_SHORT PROBLEM_
Skip the pictures and repeat each line of the data exactly.

*** INFORMATION SHOWN ***

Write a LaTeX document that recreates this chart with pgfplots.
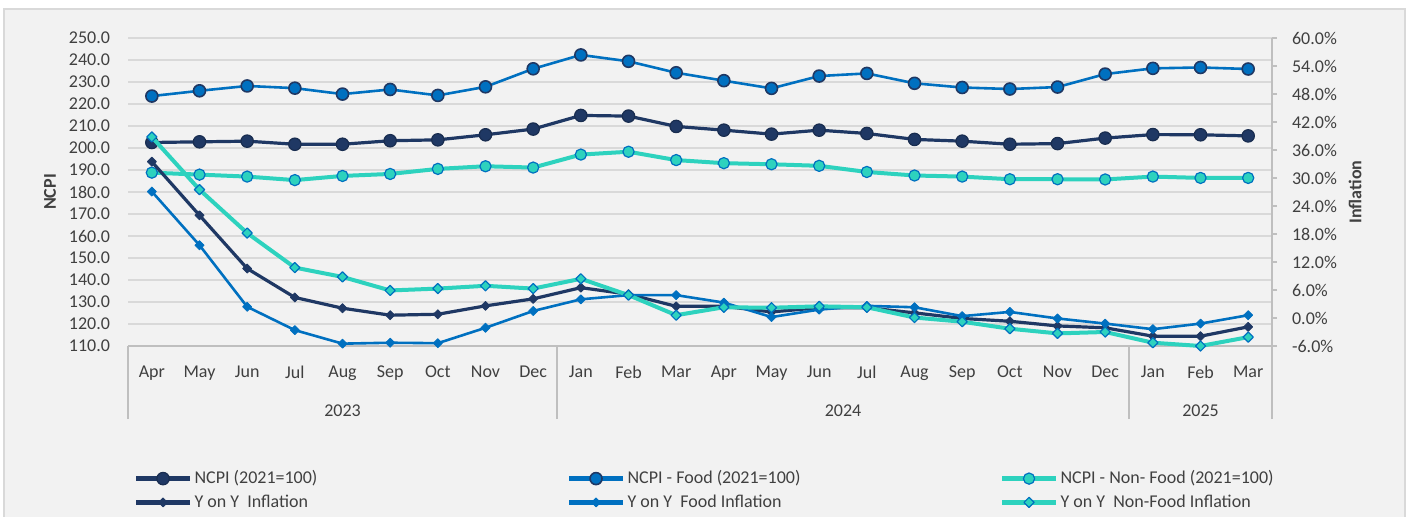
\documentclass[border=0pt]{standalone}
\usepackage{fontspec}
\setmainfont{Carlito}
\usepackage{pgfplots}
\usepackage{pgfplotstable}
\pgfplotsset{compat=1.18}
\definecolor{navy}{HTML}{1F3864}
\definecolor{fblue}{HTML}{0070C0}
\definecolor{turq}{HTML}{2DD2BE}
\definecolor{gridc}{HTML}{D9D9D9}
\definecolor{axc}{HTML}{BFBFBF}
\definecolor{txt}{HTML}{404040}
\definecolor{bg}{HTML}{F2F2F2}

\pgfplotstableread{
x ncpi food nonfood
0 202.5 223.6 188.8
1 202.8 226.0 187.9
2 203.1 228.2 187.0
3 201.7 227.2 185.4
4 201.7 224.5 187.3
5 203.3 226.6 188.2
6 203.7 223.9 190.5
7 206.0 227.8 191.7
8 208.6 236.0 191.1
9 214.8 242.3 197.0
10 214.5 239.4 198.3
11 209.8 234.2 194.5
12 208.1 230.6 193.1
13 206.3 227.1 192.6
14 208.1 232.7 191.9
15 206.6 233.9 189.1
16 203.9 229.4 187.5
17 203.1 227.5 187.0
18 201.7 226.8 185.8
19 202.0 227.7 185.8
20 204.5 233.6 185.7
21 206.1 236.2 187.0
22 206.0 236.6 186.4
23 205.5 235.9 186.4
}\ncpidata

\pgfplotstableread{
x yoy food nonfood
0 33.5 27.1 38.8
1 22.0 15.6 27.5
2 10.6 2.4 18.2
3 4.4 -2.6 10.8
4 2.1 -5.5 8.8
5 0.6 -5.3 5.9
6 0.8 -5.4 6.3
7 2.6 -2.1 6.9
8 4.1 1.5 6.3
9 6.5 4.0 8.4
10 5.1 4.9 4.9
11 2.5 4.9 0.6
12 2.5 3.3 2.3
13 1.3 0.2 2.2
14 2.2 1.8 2.5
15 2.2 2.6 2.3
16 1.1 2.3 0.1
17 -0.1 0.4 -0.8
18 -0.7 1.3 -2.3
19 -1.7 -0.1 -3.3
20 -2.1 -1.2 -3.0
21 -3.9 -2.4 -5.3
22 -3.9 -1.2 -6.0
23 -1.9 0.6 -4.1
}\infdata

\pgfplotsset{
  ncpistyle/.style={navy, line width=1.6pt, line join=round, mark=*, mark size=3.1pt, mark options={solid, fill=navy, draw=navy!80!black, line width=0.6pt}},
  foodstyle/.style={fblue, line width=1.3pt, line join=round, mark=*, mark size=3pt, mark options={solid, fill=fblue, draw=navy, line width=0.8pt}},
  nonfoodstyle/.style={turq, line width=2pt, line join=round, mark=*, mark size=2.8pt, mark options={solid, fill=turq, draw=fblue, line width=0.6pt}},
  yoystyle/.style={navy, line width=1.6pt, line join=round, mark=square*, mark size=1.6pt, mark options={solid, rotate=45, fill=navy, draw=navy, line width=0.4pt}},
  yoyfoodstyle/.style={fblue, line width=1.3pt, line join=round, mark=square*, mark size=1.6pt, mark options={solid, rotate=45, fill=fblue, draw=fblue, line width=0.4pt}},
  yoynonfoodstyle/.style={turq, line width=2pt, line join=round, mark=square*, mark size=1.8pt, mark options={solid, rotate=45, fill=turq, draw=fblue, line width=0.6pt}},
  common/.style={
    at={(64pt,85.5pt)}, anchor=south west,
    scale only axis, width=572pt, height=154pt,
    xmin=-0.5, xmax=23.5,
    clip=false,
    tick label style={font=\fontsize{9}{10.8}\selectfont, text=txt},
    label style={font=\bfseries\fontsize{9}{10.8}\selectfont, text=txt},
    /pgf/number format/assume math mode=true,
  },
}

\begin{document}
\begin{tikzpicture}
\useasboundingbox (0,0) rectangle (705.5pt,258.5pt);
\fill[bg] (2pt,0pt) rectangle (702.5pt,254pt);
\draw[gridc, line width=0.6pt] (2pt,-1pt) -- (2pt,254pt) -- (702.5pt,254pt) -- (702.5pt,-1pt);

\begin{axis}[
  common,
  ymin=110, ymax=250, ytick={110,120,...,250},
  axis x line*=bottom, axis y line*=left,
  y axis line style={draw=none},
  x axis line style={axc, line width=0.75pt},
  ymajorgrids, major grid style={gridc, line width=0.75pt},
  major tick length=0pt, minor tick length=36.5pt, tick align=outside,
  minor xtick={-0.5,8.5,20.5,23.5},
  minor tick style={axc, line width=0.75pt},
  xtick={0,...,23},
  xticklabels={Apr,May,Jun,Jul,Aug,Sep,Oct,Nov,Dec,Jan,Feb,Mar,Apr,May,Jun,Jul,Aug,Sep,Oct,Nov,Dec,Jan,Feb,Mar},
  xticklabel style={yshift=-6.3pt},
  yticklabel style={xshift=-5.5pt, /pgf/number format/.cd, fixed, fixed zerofill, precision=1, /tikz/.cd},
  ylabel={NCPI},
  ylabel style={at={(axis description cs:-0.0682,0.5)}, anchor=center},
  legend columns=3,
  legend cell align=left,
  legend image code/.code={\draw[mark repeat=2, mark phase=2, #1, line width=2.5pt] plot coordinates {(0pt,0pt) (13.5pt,0pt) (27pt,0pt)};},
  legend style={at={(axis description cs:0.0045,-0.39)}, anchor=north west, draw=none, fill=none, inner sep=0pt, column sep=0pt, row sep=0pt, nodes={inner xsep=1pt, inner ysep=2pt, text=txt}, font=\fontsize{9}{10.8}\selectfont},
]
\addplot[ncpistyle] table[x=x, y=ncpi]{\ncpidata};
\addlegendentry{\makebox[185pt][l]{NCPI (2021=100)}}
\addplot[foodstyle] table[x=x, y=food]{\ncpidata};
\addlegendentry{\makebox[185pt][l]{NCPI - Food (2021=100)}}
\addplot[nonfoodstyle] table[x=x, y=nonfood]{\ncpidata};
\addlegendentry{\makebox[185pt][l]{NCPI - Non- Food (2021=100)}}
\addlegendimage{yoystyle}
\addlegendentry{\makebox[185pt][l]{Y on Y\ \ Inflation}}
\addlegendimage{yoyfoodstyle}
\addlegendentry{\makebox[185pt][l]{Y on Y\ \ Food Inflation}}
\addlegendimage{yoynonfoodstyle}
\addlegendentry{\makebox[185pt][l]{Y on Y\ \ Non-Food Inflation}}
\end{axis}

\begin{axis}[
  common,
  ymin=-6, ymax=60, ytick={-6,0,...,60},
  axis x line*=bottom, axis y line*=right,
  x axis line style={draw=none},
  y axis line style={axc, line width=0.75pt},
  xtick={4,14.5,22}, xticklabels={2023,2024,2025},
  xtick style={draw=none},
  xticklabel style={yshift=-23.3pt},
  major tick length=2.5pt, tick align=outside,
  ytick style={axc, line width=0.75pt},
  yticklabel={\pgfmathprintnumber[fixed,fixed zerofill,precision=1,assume math mode=true]{\tick}\%},
  yticklabel style={xshift=4pt},
  ylabel={Inflation},
  ylabel style={at={(axis description cs:1.0726,0.5)}, anchor=center},
]
\addplot[yoystyle] table[x=x, y=yoy]{\infdata};
\addplot[yoyfoodstyle] table[x=x, y=food]{\infdata};
\addplot[yoynonfoodstyle] table[x=x, y=nonfood]{\infdata};
\end{axis}
\end{tikzpicture}
\end{document}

***

_SOLUTION TO THE EXERCISE_
Write a LaTeX document that recreates this chart with pgfplots.
\documentclass[border=0pt]{standalone}
\usepackage{fontspec}
\setmainfont{Carlito}
\usepackage{pgfplots}
\usepackage{pgfplotstable}
\pgfplotsset{compat=1.18}
\definecolor{navy}{HTML}{1F3864}
\definecolor{fblue}{HTML}{0070C0}
\definecolor{turq}{HTML}{2DD2BE}
\definecolor{gridc}{HTML}{D9D9D9}
\definecolor{axc}{HTML}{BFBFBF}
\definecolor{txt}{HTML}{404040}
\definecolor{bg}{HTML}{F2F2F2}

\pgfplotstableread{
x ncpi food nonfood
0 202.5 223.6 188.8
1 202.8 226.0 187.9
2 203.1 228.2 187.0
3 201.7 227.2 185.4
4 201.7 224.5 187.3
5 203.3 226.6 188.2
6 203.7 223.9 190.5
7 206.0 227.8 191.7
8 208.6 236.0 191.1
9 214.8 242.3 197.0
10 214.5 239.4 198.3
11 209.8 234.2 194.5
12 208.1 230.6 193.1
13 206.3 227.1 192.6
14 208.1 232.7 191.9
15 206.6 233.9 189.1
16 203.9 229.4 187.5
17 203.1 227.5 187.0
18 201.7 226.8 185.8
19 202.0 227.7 185.8
20 204.5 233.6 185.7
21 206.1 236.2 187.0
22 206.0 236.6 186.4
23 205.5 235.9 186.4
}\ncpidata

\pgfplotstableread{
x yoy food nonfood
0 33.5 27.1 38.8
1 22.0 15.6 27.5
2 10.6 2.4 18.2
3 4.4 -2.6 10.8
4 2.1 -5.5 8.8
5 0.6 -5.3 5.9
6 0.8 -5.4 6.3
7 2.6 -2.1 6.9
8 4.1 1.5 6.3
9 6.5 4.0 8.4
10 5.1 4.9 4.9
11 2.5 4.9 0.6
12 2.5 3.3 2.3
13 1.3 0.2 2.2
14 2.2 1.8 2.5
15 2.2 2.6 2.3
16 1.1 2.3 0.1
17 -0.1 0.4 -0.8
18 -0.7 1.3 -2.3
19 -1.7 -0.1 -3.3
20 -2.1 -1.2 -3.0
21 -3.9 -2.4 -5.3
22 -3.9 -1.2 -6.0
23 -1.9 0.6 -4.1
}\infdata

\pgfplotsset{
  ncpistyle/.style={navy, line width=1.6pt, line join=round, mark=*, mark size=3.1pt, mark options={solid, fill=navy, draw=navy!80!black, line width=0.6pt}},
  foodstyle/.style={fblue, line width=1.3pt, line join=round, mark=*, mark size=3pt, mark options={solid, fill=fblue, draw=navy, line width=0.8pt}},
  nonfoodstyle/.style={turq, line width=2pt, line join=round, mark=*, mark size=2.8pt, mark options={solid, fill=turq, draw=fblue, line width=0.6pt}},
  yoystyle/.style={navy, line width=1.6pt, line join=round, mark=square*, mark size=1.6pt, mark options={solid, rotate=45, fill=navy, draw=navy, line width=0.4pt}},
  yoyfoodstyle/.style={fblue, line width=1.3pt, line join=round, mark=square*, mark size=1.6pt, mark options={solid, rotate=45, fill=fblue, draw=fblue, line width=0.4pt}},
  yoynonfoodstyle/.style={turq, line width=2pt, line join=round, mark=square*, mark size=1.8pt, mark options={solid, rotate=45, fill=turq, draw=fblue, line width=0.6pt}},
  common/.style={
    at={(64pt,85.5pt)}, anchor=south west,
    scale only axis, width=572pt, height=154pt,
    xmin=-0.5, xmax=23.5,
    clip=false,
    tick label style={font=\fontsize{9}{10.8}\selectfont, text=txt},
    label style={font=\bfseries\fontsize{9}{10.8}\selectfont, text=txt},
    /pgf/number format/assume math mode=true,
  },
}

\begin{document}
\begin{tikzpicture}
\useasboundingbox (0,0) rectangle (705.5pt,258.5pt);
\fill[bg] (2pt,0pt) rectangle (702.5pt,254pt);
\draw[gridc, line width=0.6pt] (2pt,-1pt) -- (2pt,254pt) -- (702.5pt,254pt) -- (702.5pt,-1pt);

\begin{axis}[
  common,
  ymin=110, ymax=250, ytick={110,120,...,250},
  axis x line*=bottom, axis y line*=left,
  y axis line style={draw=none},
  x axis line style={axc, line width=0.75pt},
  ymajorgrids, major grid style={gridc, line width=0.75pt},
  major tick length=0pt, minor tick length=36.5pt, tick align=outside,
  minor xtick={-0.5,8.5,20.5,23.5},
  minor tick style={axc, line width=0.75pt},
  xtick={0,...,23},
  xticklabels={Apr,May,Jun,Jul,Aug,Sep,Oct,Nov,Dec,Jan,Feb,Mar,Apr,May,Jun,Jul,Aug,Sep,Oct,Nov,Dec,Jan,Feb,Mar},
  xticklabel style={yshift=-6.3pt},
  yticklabel style={xshift=-5.5pt, /pgf/number format/.cd, fixed, fixed zerofill, precision=1, /tikz/.cd},
  ylabel={NCPI},
  ylabel style={at={(axis description cs:-0.0682,0.5)}, anchor=center},
  legend columns=3,
  legend cell align=left,
  legend image code/.code={\draw[mark repeat=2, mark phase=2, #1, line width=2.5pt] plot coordinates {(0pt,0pt) (13.5pt,0pt) (27pt,0pt)};},
  legend style={at={(axis description cs:0.0045,-0.39)}, anchor=north west, draw=none, fill=none, inner sep=0pt, column sep=0pt, row sep=0pt, nodes={inner xsep=1pt, inner ysep=2pt, text=txt}, font=\fontsize{9}{10.8}\selectfont},
]
\addplot[ncpistyle] table[x=x, y=ncpi]{\ncpidata};
\addlegendentry{\makebox[185pt][l]{NCPI (2021=100)}}
\addplot[foodstyle] table[x=x, y=food]{\ncpidata};
\addlegendentry{\makebox[185pt][l]{NCPI - Food (2021=100)}}
\addplot[nonfoodstyle] table[x=x, y=nonfood]{\ncpidata};
\addlegendentry{\makebox[185pt][l]{NCPI - Non- Food (2021=100)}}
\addlegendimage{yoystyle}
\addlegendentry{\makebox[185pt][l]{Y on Y\ \ Inflation}}
\addlegendimage{yoyfoodstyle}
\addlegendentry{\makebox[185pt][l]{Y on Y\ \ Food Inflation}}
\addlegendimage{yoynonfoodstyle}
\addlegendentry{\makebox[185pt][l]{Y on Y\ \ Non-Food Inflation}}
\end{axis}

\begin{axis}[
  common,
  ymin=-6, ymax=60, ytick={-6,0,...,60},
  axis x line*=bottom, axis y line*=right,
  x axis line style={draw=none},
  y axis line style={axc, line width=0.75pt},
  xtick={4,14.5,22}, xticklabels={2023,2024,2025},
  xtick style={draw=none},
  xticklabel style={yshift=-23.3pt},
  major tick length=2.5pt, tick align=outside,
  ytick style={axc, line width=0.75pt},
  yticklabel={\pgfmathprintnumber[fixed,fixed zerofill,precision=1,assume math mode=true]{\tick}\%},
  yticklabel style={xshift=4pt},
  ylabel={Inflation},
  ylabel style={at={(axis description cs:1.0726,0.5)}, anchor=center},
]
\addplot[yoystyle] table[x=x, y=yoy]{\infdata};
\addplot[yoyfoodstyle] table[x=x, y=food]{\infdata};
\addplot[yoynonfoodstyle] table[x=x, y=nonfood]{\infdata};
\end{axis}
\end{tikzpicture}
\end{document}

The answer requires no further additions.